EXERCISE BRIEF
Transcribe all of the material exactly, except for its pictures.

········

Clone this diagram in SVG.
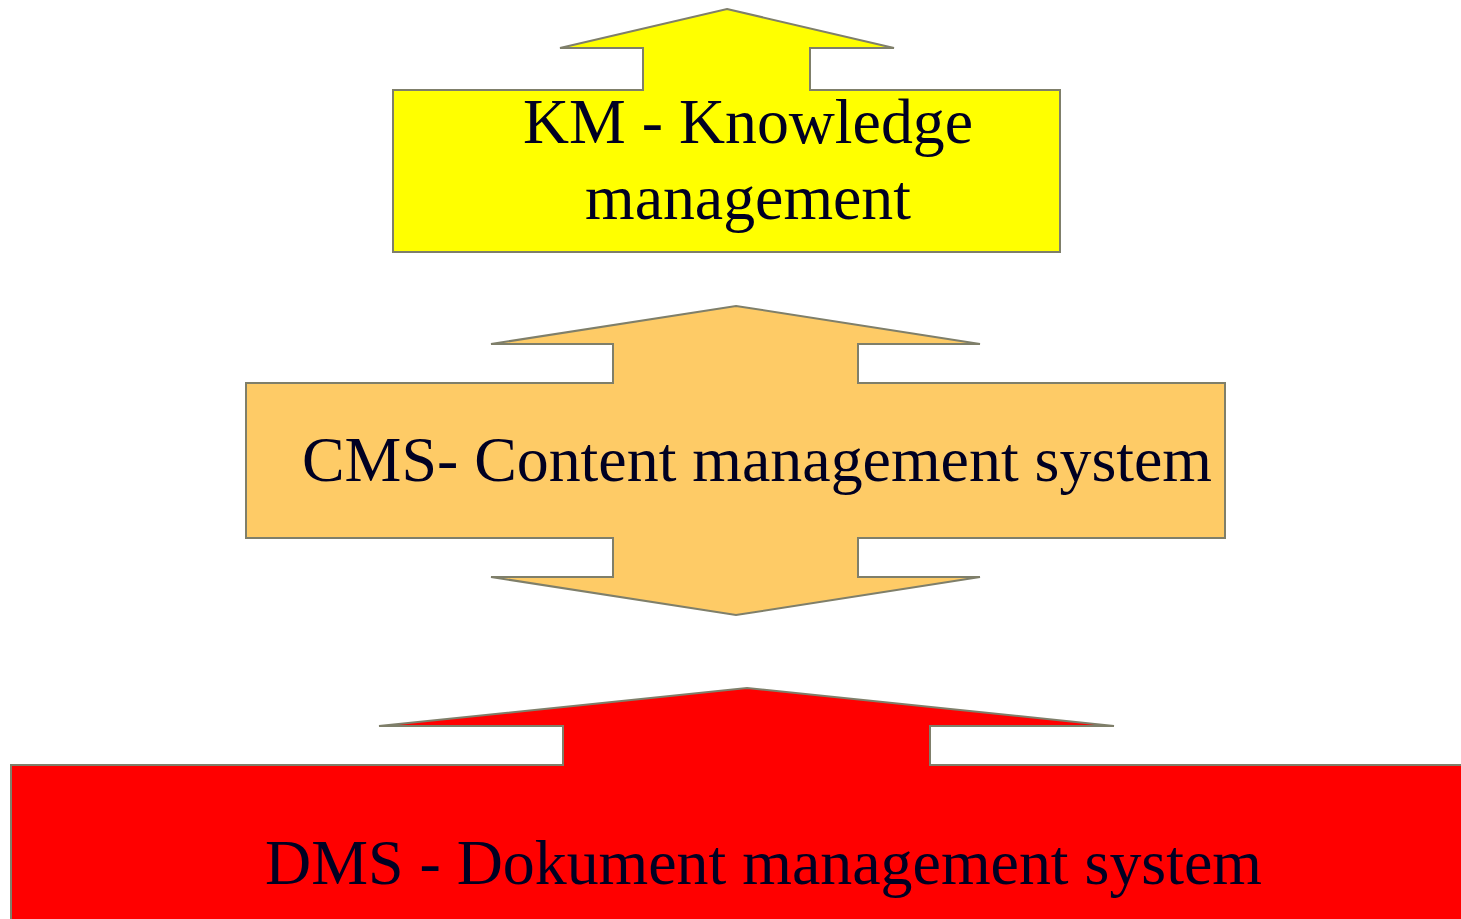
<svg xmlns="http://www.w3.org/2000/svg" width="1461" height="919" viewBox="0 0 1461 919">
<style>
.shape{stroke:#7f7f6a;stroke-width:2;stroke-linejoin:miter}
.lbl{font-family:"Liberation Serif","Times New Roman",serif;font-size:64px;fill:#000022}
</style>
<rect width="1461" height="919" fill="#ffffff"/>
<g id="connectors"></g>
<g id="km">
<path class="shape" fill="#ffff00" d="M727,9 L894,48 L810,48 L810,90 L1060,90 L1060,252 L393,252 L393,90 L643,90 L643,48 L560,48 Z"/>
<text class="lbl" x="523" y="143" textLength="450" lengthAdjust="spacingAndGlyphs">KM - Knowledge</text>
<text class="lbl" x="585" y="219" textLength="326" lengthAdjust="spacingAndGlyphs">management</text>
</g>
<g id="cms">
<path class="shape" fill="#fecb66" d="M736,306 L980,344 L858,344 L858,383 L1225,383 L1225,538 L858,538 L858,577 L980,577 L736,615 L491,577 L613,577 L613,538 L246,538 L246,383 L613,383 L613,344 L491,344 Z"/>
<text class="lbl" x="302" y="481" textLength="910" lengthAdjust="spacingAndGlyphs">CMS- Content management system</text>
</g>
<g id="dms">
<path class="shape" fill="#ff0000" d="M747,688 L1114,726 L930,726 L930,765 L1470,765 L1470,930 L11,930 L11,765 L563,765 L563,726 L379,726 Z"/>
<text class="lbl" x="265" y="884" textLength="997" lengthAdjust="spacingAndGlyphs">DMS - Dokument management system</text>
</g>
</svg>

········

TASK RESULT
Clone this diagram in SVG.
<svg xmlns="http://www.w3.org/2000/svg" width="1461" height="919" viewBox="0 0 1461 919">
<style>
.shape{stroke:#7f7f6a;stroke-width:2;stroke-linejoin:miter}
.lbl{font-family:"Liberation Serif","Times New Roman",serif;font-size:64px;fill:#000022}
</style>
<rect width="1461" height="919" fill="#ffffff"/>
<g id="connectors"></g>
<g id="km">
<path class="shape" fill="#ffff00" d="M727,9 L894,48 L810,48 L810,90 L1060,90 L1060,252 L393,252 L393,90 L643,90 L643,48 L560,48 Z"/>
<text class="lbl" x="523" y="143" textLength="450" lengthAdjust="spacingAndGlyphs">KM - Knowledge</text>
<text class="lbl" x="585" y="219" textLength="326" lengthAdjust="spacingAndGlyphs">management</text>
</g>
<g id="cms">
<path class="shape" fill="#fecb66" d="M736,306 L980,344 L858,344 L858,383 L1225,383 L1225,538 L858,538 L858,577 L980,577 L736,615 L491,577 L613,577 L613,538 L246,538 L246,383 L613,383 L613,344 L491,344 Z"/>
<text class="lbl" x="302" y="481" textLength="910" lengthAdjust="spacingAndGlyphs">CMS- Content management system</text>
</g>
<g id="dms">
<path class="shape" fill="#ff0000" d="M747,688 L1114,726 L930,726 L930,765 L1470,765 L1470,930 L11,930 L11,765 L563,765 L563,726 L379,726 Z"/>
<text class="lbl" x="265" y="884" textLength="997" lengthAdjust="spacingAndGlyphs">DMS - Dokument management system</text>
</g>
</svg>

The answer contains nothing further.